Wednesday, April 24, 2013

Why can't the IMF face up to the truth about the failing euro?

How sad it is that in order to get yourself admitted to hospital you have to shoot yourself in the foot first
By Jeremy Warner
I've been in Washington most of this week for the spring meeting of the International Monetary Fund. I wish I could say there was light at the end of the tunnel, but the reality is still deeply depressing. Sorry to use cliches, but two sayings spring to mind: fiddling while Rome burns, and re-arranging deck chairs on the Titanic.
In "The Economic Consequences of the Peace", the British economist, John Maynard Keynes, wrote that his preference in any negotiation or arbitration was for "violent and ruthless truth telling" but there has been very little evidence of that in this week's discussions. Instead of addressing the underlying causes of today's economic funk – the failing euro – debate has focused on marginal fiscal and monetary issues such as whether the UK and the US are consolidating too fast.
That the IMF's chief economist, Olivier Blanchard, and his managing director, Christine Lagarde, could think some minor loosening of the fiscal purse strings in the UK either appropriate or capable of getting growth going again, when there is such a deep seated crisis going on in Europe is not just odd, it is pitiful. I've already written about the wider failings of the IMF in confronting the worst economic crisis since the second world war , but there is a lot more to say about it.
Instead of forcing eurozone leaders to face up to the truth – that their project in its present form is failing not just them, but the whole world economy – the IMF busies itself with irrelevances such as whether the UK has the fiscal space for a little more debt fuelled demand management. Worse, it meakly goes along with attempts to sustain what is plainly in its current form a completely unsustainable endeavour.
One of the big "puzzles" under discussion this week at the IMF is why the massive degree of monetary stimulus applied to advanced economies over the past four years has gained so little traction. I would have thought the answer was obvious. You can have as much demand management as you like, but as long as underlying imbalances in the world economy go unaddressed and unresolved, companies and households are not going to have the confidence to spend and invest.

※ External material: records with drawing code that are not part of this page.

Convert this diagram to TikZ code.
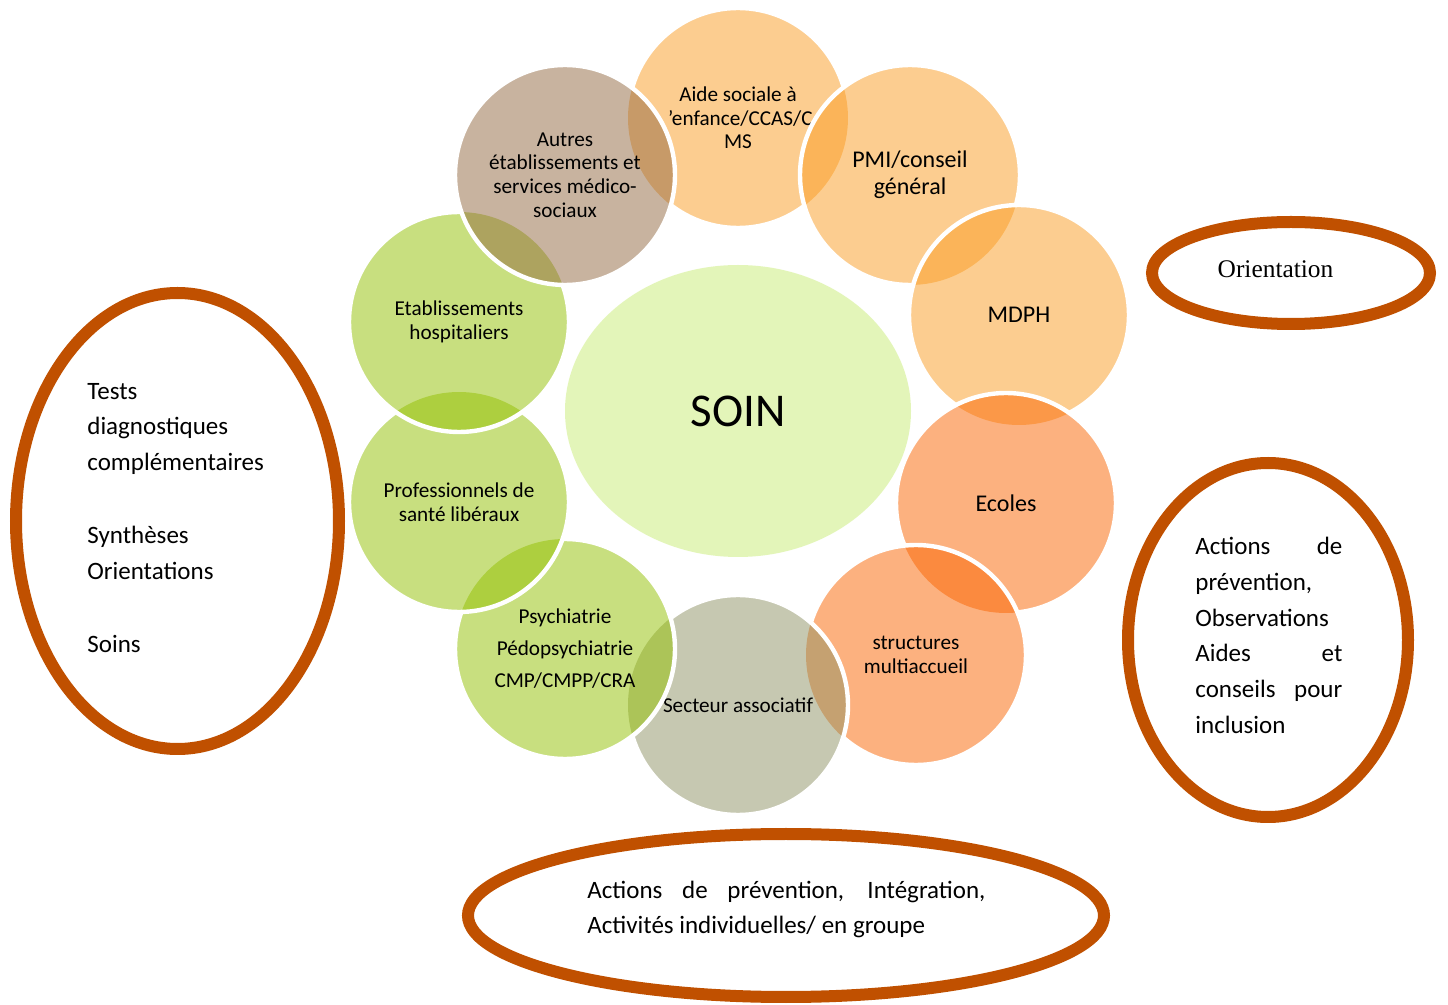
\documentclass[tikz,border=0pt]{standalone}
\usepackage{fontspec}
\setmainfont{Carlito}
\newfontfamily\timesfont{Liberation Serif}
\usetikzlibrary{shapes.geometric}
\definecolor{orA}{RGB}{251,157,35}
\definecolor{salB}{RGB}{251,101,1}
\definecolor{greenB}{RGB}{147,193,1}
\definecolor{taupeB}{RGB}{147,105,65}
\definecolor{grayB}{RGB}{143,147,101}
\definecolor{soinB}{RGB}{201,237,117}
\definecolor{ringc}{RGB}{192,80,0}
\newcommand\bubstroke[3]{\begin{scope}[even odd rule]
 \clip (-20,-20) rectangle (1470,1030) (#2.center) circle[radius=55pt];
 \begin{scope}[even odd rule]
 \clip (-20,-20) rectangle (1470,1030) (#3.center) circle[radius=55pt];
 \draw[bubline] (#1.center) circle[radius=55pt];
 \end{scope}
\end{scope}}
\begin{document}
\begin{tikzpicture}[x=0.5pt,y=-0.5pt,
 bub/.style={circle, minimum size=110pt, inner sep=0pt, draw=none, fill opacity=0.5, text opacity=1, align=center, font=\fontsize{10.6}{11.85}\selectfont},
 bubtxt/.style={inner sep=0pt, align=center, font=\fontsize{10.6}{11.85}\selectfont},
 bigtxt/.style={font=\fontsize{12}{13.5}\selectfont},
 bubline/.style={draw=white, line width=2.2pt},
 ring/.style={ellipse, draw=ringc, line width=6pt, inner sep=0pt},
 sidetxt/.style={inner sep=0pt, align=left, font=\fontsize{12.5}{17.85}\selectfont}]
\useasboundingbox (0,0) rectangle (1448,1005);
\fill[white] (0,0) rectangle (1448,1005);

% centre
\node[ellipse, minimum width=173pt, minimum height=146pt, inner sep=0pt, fill=soinB, fill opacity=0.5, text opacity=1, font=\fontsize{23.5}{28}\selectfont] (soin) at (738,411) {SOIN};

% bubbles, in stacking order
\node[bub, fill=orA] (aide) at (738,118) {};
\begin{scope}
 \clip (667,60) rectangle (811,170);
 \node[bubtxt] (aidetxt) at (aide.center) {Aide sociale à\\l’enfance/CCAS/C\\MS};
\end{scope}
\node[bub, bigtxt, fill=orA] (pmi) at (910,175) {PMI/conseil\\général};
\node[bub, bigtxt, fill=orA] (mdph) at (1019,315) {MDPH};
\node[bub, bigtxt, fill=salB] (ecoles) at (1006,503) {Ecoles};
\node[bub, fill=salB] (struct) at (916,655) {structures\\multiaccueil};
\node[bub, fill=grayB] (secteur) at (738,705) {Secteur associatif};
\node[bub, fill=greenB] (psy) at (565,649) {Psychiatrie\\[4.15pt]Pédopsychiatrie\\[4.15pt]CMP/CMPP/CRA};
\node[bub, fill=greenB] (prof) at (459,502) {Professionnels de\\santé libéraux};
\node[bub, fill=greenB] (etab) at (459,322) {Etablissements\\hospitaliers};
\node[bub, fill=taupeB] (autres) at (565,175) {Autres\\établissements et\\services médico-\\sociaux};

% white outlines, hidden under the bubble lying above
\bubstroke{aide}{pmi}{autres}
\bubstroke{pmi}{mdph}{mdph}
\bubstroke{mdph}{ecoles}{ecoles}
\bubstroke{ecoles}{struct}{struct}
\bubstroke{struct}{secteur}{secteur}
\bubstroke{secteur}{psy}{psy}
\bubstroke{psy}{prof}{prof}
\bubstroke{prof}{etab}{etab}
\bubstroke{etab}{autres}{autres}
\draw[bubline] (autres.center) circle[radius=55pt];

% outer rings
\node[ring, minimum width=161.5pt, minimum height=228pt] (leftring) at (177.5,521) {};
\node[ring, minimum width=139pt, minimum height=51pt] (orientring) at (1291,273) {};
\node[ring, minimum width=140pt, minimum height=177pt] (rightring) at (1268,640) {};
\node[ring, minimum width=318pt, minimum height=81.5pt] (botring) at (786,915.5) {};

% ring texts
\node[sidetxt, anchor=west] (lefttxt) at (87,518) {Tests\\diagnostiques\\complémentaires\\[18.8pt]Synthèses\\Orientations\\[18.8pt]Soins};
\node[inner sep=0pt, font=\timesfont\fontsize{12.7}{15}\selectfont] (orienttxt) at (1275.5,269) {Orientation};
\node[sidetxt, anchor=west] (righttxt) at (1195,635.5) {\makebox[73.5pt][s]{Actions de}\\prévention,\\Observations\\\makebox[73.5pt][s]{Aides et}\\\makebox[73.5pt][s]{conseils pour}\\inclusion};
\node[sidetxt, anchor=west] (bottxt) at (587,909.5) {\makebox[199pt][s]{Actions de prévention, Intégration,}\\Activités individuelles/ en groupe};
\end{tikzpicture}
\end{document}
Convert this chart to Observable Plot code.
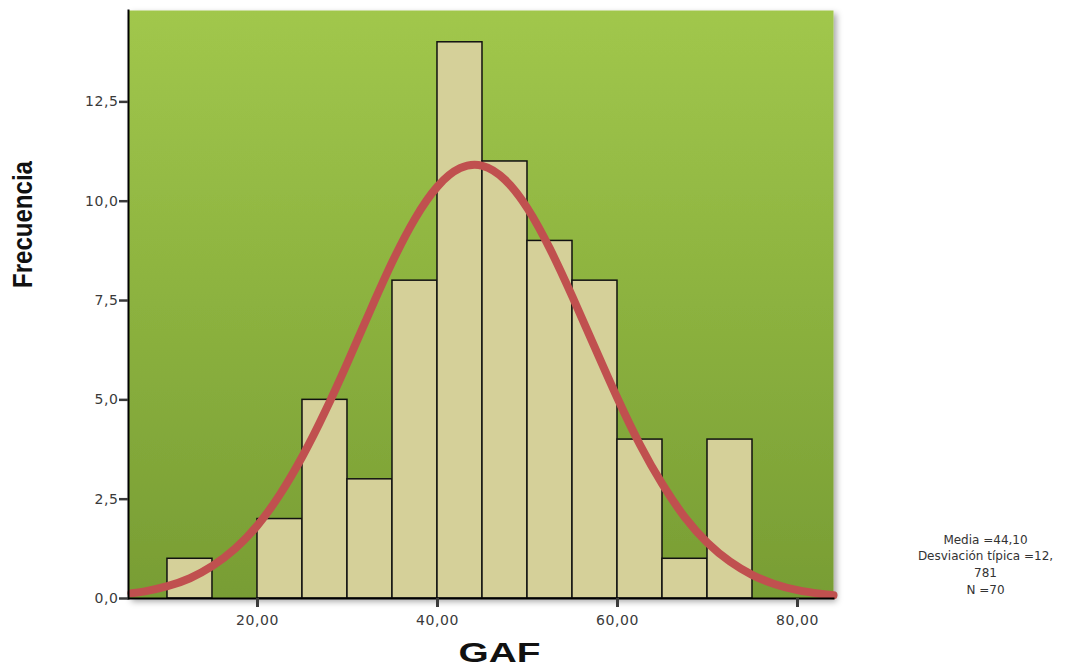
<!DOCTYPE html>
<html>
<head>
<meta charset="utf-8">
<script src="https://cdn.jsdelivr.net/npm/d3@7"></script>
<script src="https://cdn.jsdelivr.net/npm/@observablehq/plot@0.6"></script>
<style>
  html, body { margin: 0; padding: 0; background: #ffffff; overflow: hidden; }
  #chart svg { display: block; }
</style>
</head>
<body>
<div id="chart"></div>
<script>
// Histogram bins (GAF) and frequencies
const binEdges = [10, 15, 20, 25, 30, 35, 40, 45, 50, 55, 60, 65, 70, 75];
const counts   = [1, 0, 2, 5, 3, 8, 14, 11, 9, 8, 4, 1, 4];

// Normal curve
const curveX = [6, 7.5, 10, 12.5, 15, 17.5, 20, 22.5, 25, 27.5, 30, 32.5, 35, 37.5, 40, 42.5, 45, 47.5, 50, 52.5, 55, 57.5, 60, 62.5, 65, 67.5, 70, 72.5, 75, 77.5, 80, 82.5, 84];
const curveY = [0.13, 0.18, 0.31, 0.51, 0.82, 1.25, 1.84, 2.62, 3.58, 4.70, 5.94, 7.23, 8.48, 9.56, 10.37, 10.83, 10.89, 10.54, 9.82, 8.80, 7.59, 6.31, 5.04, 3.87, 2.87, 2.04, 1.40, 0.93, 0.59, 0.36, 0.21, 0.12, 0.08];

const yTicks = [0, 2.5, 5, 7.5, 10, 12.5];
const xTicks = [20, 40, 60, 80];
const statsLines = ["Media =44,10", "Desviación típica =12,", "781", "N =70"];

const bars = counts.map((c, i) => ({x1: binEdges[i], x2: binEdges[i + 1], y: c})).filter(d => d.y > 0);
const curve = curveX.map((x, i) => ({x, y: curveY[i]}));

const fmtComma = f => d => d3.format(f)(d).replace(".", ",");

const plot = Plot.plot({
  width: 1084,
  height: 671,
  marginLeft: 128,
  marginRight: 251,
  marginTop: 10,
  marginBottom: 73,
  style: {fontFamily: "DejaVu Sans, sans-serif", fontSize: "13px", color: "#3a3a3a", background: "#fff"},
  x: {domain: [5.67, 84], label: null},
  y: {domain: [0, 14.8], label: null},
  marks: [
    Plot.frame({fill: "url(#bgGrad)", stroke: "none", className: "bgframe"}),
    Plot.rectY(bars, {x1: "x1", x2: "x2", y: "y", fill: "#d5d099", stroke: "#111", strokeWidth: 1.5}),
    Plot.line(curve, {x: "x", y: "y", stroke: "#c0504f", strokeWidth: 8, curve: "natural", strokeLinecap: "round"}),
    Plot.frame({anchor: "left", stroke: "#000", strokeWidth: 2}),
    Plot.frame({anchor: "bottom", stroke: "#000", strokeWidth: 2}),
    Plot.axisX({ticks: xTicks, tickFormat: fmtComma(".2f"), tickSize: 9, tickPadding: 8, strokeWidth: 3, fontSize: 14, label: null, className: "xax"}),
    Plot.axisY({ticks: yTicks, tickFormat: fmtComma(".1f"), tickSize: 9, tickPadding: 1, strokeWidth: 2.5, fontSize: 14, label: null, className: "yax"}),
    Plot.text(["Frecuencia"], {frameAnchor: "left", dx: -105, dy: -80, rotate: -90, textAnchor: "middle", fontSize: 28, fontWeight: "bold", fontFamily: "Liberation Sans, Arial, sans-serif", fill: "#111", className: "ylab"}),
    Plot.text(["GAF"], {frameAnchor: "bottom", dx: 18.5, dy: 55, textAnchor: "middle", lineAnchor: "middle", fontSize: 27, fontWeight: "bold", fontFamily: "Liberation Sans, Arial, sans-serif", fill: "#111", className: "xlab"}),
    Plot.text([statsLines.join("\n")], {frameAnchor: "bottom-right", dx: 152, dy: -35, lineAnchor: "middle", lineHeight: 1.4, fontSize: 12, textAnchor: "middle", fill: "#333", fontFamily: "DejaVu Sans, sans-serif"})
  ]
});

// gradient + shadow definitions
const svg = d3.select(plot);
const defs = svg.insert("defs", ":first-child");
const grad = defs.append("linearGradient").attr("id", "bgGrad").attr("x1", 0).attr("y1", 0).attr("x2", 0).attr("y2", 1);
grad.append("stop").attr("offset", "0%").attr("stop-color", "#a1c74c");
grad.append("stop").attr("offset", "50%").attr("stop-color", "#8cb23f");
grad.append("stop").attr("offset", "100%").attr("stop-color", "#789d34");
const filt = defs.append("filter").attr("id", "shadow").attr("x", "-5%").attr("y", "-5%").attr("width", "115%").attr("height", "115%");
filt.append("feDropShadow").attr("dx", 3).attr("dy", 3).attr("stdDeviation", 3).attr("flood-color", "#000").attr("flood-opacity", 0.35);
svg.selectAll(".bgframe").attr("filter", "url(#shadow)");
// condensed / stretched axis titles as in the reference
svg.selectAll(".ylab text").attr("textLength", 127).attr("lengthAdjust", "spacingAndGlyphs");
svg.selectAll(".xlab text").attr("textLength", 82).attr("lengthAdjust", "spacingAndGlyphs");
svg.selectAll(".xax text, .yax text").attr("letter-spacing", "0.6px");

document.getElementById("chart").appendChild(plot);
</script>
</body>
</html>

The biggest example of these problems lies in the eurozone. It's long been apparent that there are really only two permanent solutions to the single currency's malaise. Either it must break up, allowing the magic of free floating currencies to restore economic equilibrium to Europe, or it must move rapidly to a full-scale transfer union, where surplus nations subsidise deficit economies. Instead of forcing eurozone leaders to face up to this choice, the IMF acquiesces in sticking plaster solutions that fail to address the underlying sickness.
If you prevent relative prices moving in the way they must to restore balance in the European economy, which is what the single currency effectively does, then the whole process of economic correction becomes virtually impossible. Why are these things not being said, openly and honestly at the IMF? Why are the eurozone's political leaders being allowed to run away from a problem which is causing misery not just within their own borders, but throughout the industrialised world.
At a press conference on Friday, Oli Rehn, vice president of the European Commission, said the strategy of fiscal austerity was working. The eurozone's deficit would be halved from 6 to 3 per cent this year, allowing the pace of fiscal consolidation to slow from 1.5 per cent last year to 0.75 per cent next. This was slower than for the US, so he was going to take no lessons from anyone about undue harshness in the fiscal medicine that was being doled out.
Unfortunately, this is rather the nature of the problem. These are aggregated figures, substantially influenced by the fact that Germany, back at something like a balanced budget, is ceasing fiscal consolidation this year. The same is not true of weaker eurozone nations, for which there is very little let up. The eurozone is still a collection of 17 sovereign nations, some surplus and some deficit, but Rehn speaks of it as if it is one. His analysis is therefore ridiculous. If you were to aggregate the entire world economy, you would find it in a state of perfect balance. Yet as we know, there are huge pluses and minuses within it.
The present situation is hopeless. There is too much political capital, too many egos and careers, riding on the continuation of monetary union to be able to admit failure. The IMF was set up for dealing with international economic crises of just this sort. Yet confronted by the biggest crisis since the second world war, the fund has proved unequal to the test.
The crisis, I fear, is going to have to get very considerably worse before the collective resolve emerges to deal with its underlying causes. How sad it is that in order to get yourself admitted to hospital you have to shoot yourself in the foot first.